Picture this: you’ve just dropped your kiddos at daycare, snagged a park right out front of your favourite coffee spot and there’s no line. You open your laptop, hot latte in hand and draw a long, deep inhale – the first full breath you’ve taken all morning.
Ding!
The email opens with: We have two confirmed cases of gastro in your child’s daycare room.
Buzz!
It’s your kids’ daycare calling. Of course, it is. See you later productive Monday, hello chaos.
Some days at home with my two-year-old, I can feel myself literally being pulled (by my pant leg) to the very edge of my sanity.
Before 9am, I might be confronted with a ninety-minute negotiation to get a clean nappy on, the successful ingestion of two mouthfuls of food (only to have them gently and inexplicably spat right back into my hand), and one or two fall-to-the-floor meltdowns about who knows what, I think the last one was about cheese?

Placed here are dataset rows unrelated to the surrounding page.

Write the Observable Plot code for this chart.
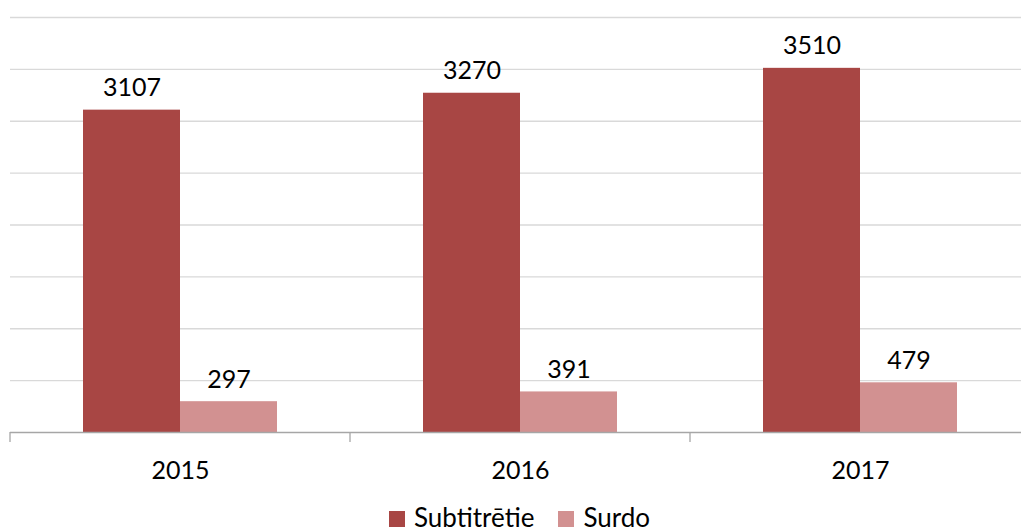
<!DOCTYPE html>
<html><head><meta charset="utf-8">
<script src="https://cdn.jsdelivr.net/npm/d3@7"></script>
<script src="https://cdn.jsdelivr.net/npm/@observablehq/plot@0.6"></script>
<style>
html,body{margin:0;padding:0;background:#fff;overflow:hidden;width:1021px;height:532px}
#chart{position:relative;width:1021px;height:532px}
.legend{position:absolute;left:389px;top:504px;height:26px;display:flex;align-items:center;font-family:Lato, sans-serif;font-size:26px;color:#000;line-height:26px}
.legend .item{display:flex;align-items:center;margin-right:24px}
.legend .sw{width:16px;height:16px;margin-right:9px;margin-top:3px}
</style></head><body><div id="chart"></div>
<script>
const years = ["2015", "2016", "2017"];
const series = ["Subtitrētie", "Surdo"];
const subtitretie = [3107, 3270, 3510];
const surdo = [297, 391, 479];
const colors = ["#a84644", "#d29191"];
const yTicks = [500, 1000, 1500, 2000, 2500, 3000, 3500, 4000];

const data = years.flatMap((yr, i) => [
  {year: yr, series: series[0], value: subtitretie[i]},
  {year: yr, series: series[1], value: surdo[i]}
]);

const plot = Plot.plot({
  width: 1021, height: 495,
  marginTop: 17, marginBottom: 63, marginLeft: 10, marginRight: 0,
  style: {fontFamily: "Lato, sans-serif", overflow: "hidden", background: "#fff"},
  fx: {domain: years, range: [10, 1030], padding: 0, label: null},
  x: {domain: series, paddingInner: 0, paddingOuter: 0.744, axis: null},
  y: {domain: [0, 4000], axis: null},
  color: {domain: series, range: colors},
  marks: [
    Plot.ruleY(yTicks, {stroke: "#d9d9d9", strokeWidth: 1.3}),
    Plot.barY(data, {fx: "year", x: "series", y: "value", fill: "series"}),
    Plot.ruleY([0], {stroke: "#a6a6a6", strokeWidth: 1.3}),
    Plot.text(data, {fx: "year", x: "series", y: "value", text: d => String(d.value), lineAnchor: "bottom", dy: -14, fontSize: 25, fill: "#000"}),
    Plot.axisFx({anchor: "bottom", tickSize: 0, tickPadding: 29, fontSize: 25, label: null, color: "#000"})
  ]
});

// group-boundary ticks on the category axis
const fxs = plot.scale("fx");
const ys = plot.scale("y");
const y0 = ys.apply(0);
const edges = years.map(y => fxs.apply(y)).concat([fxs.apply(years[years.length - 1]) + fxs.bandwidth]);
d3.select(plot).append("g").selectAll("line").data(edges).join("line")
  .attr("x1", d => d).attr("x2", d => d)
  .attr("y1", y0).attr("y2", y0 + 10)
  .attr("stroke", "#a6a6a6").attr("stroke-width", 1.3);

const chart = document.getElementById("chart");
chart.appendChild(plot);

const legend = document.createElement("div");
legend.className = "legend";
series.forEach((s, i) => {
  const item = document.createElement("div");
  item.className = "item";
  const sw = document.createElement("span");
  sw.className = "sw";
  sw.style.background = colors[i];
  const t = document.createElement("span");
  t.textContent = s;
  item.appendChild(sw); item.appendChild(t);
  legend.appendChild(item);
});
chart.appendChild(legend);
</script>
</body></html>
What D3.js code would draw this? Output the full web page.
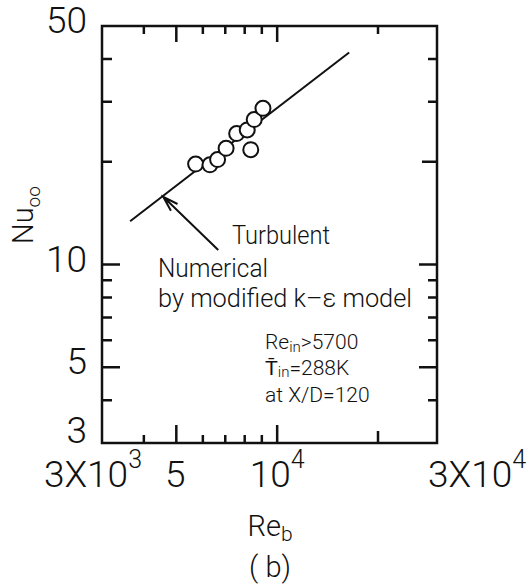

But then this same little creature, who arguably shares many attributes with those of a tyrant, will take my face in his tiny hands, press his nose against mine, and say “Mummy”, and there is nothing more exquisite in this whole world.
Considering the pace of life these days (and the break-neck speed of the early parenthood rollercoaster), it’s not surprising that Mamamia learned that 58 per cent of mums surveyed are feeling overwhelmed by parenting, which jumps to 78 per cent of us in the Gen Y age bracket alone.
We’re expecting superhuman efficiency with levels of parenting perfection that simply don’t exist. 70 per cent of mums in the Mamamia community admit, “I care for everyone else and put my own needs last” and while selflessness is a beautiful quality to cultivate, it simply can’t come at the expense of your sanity.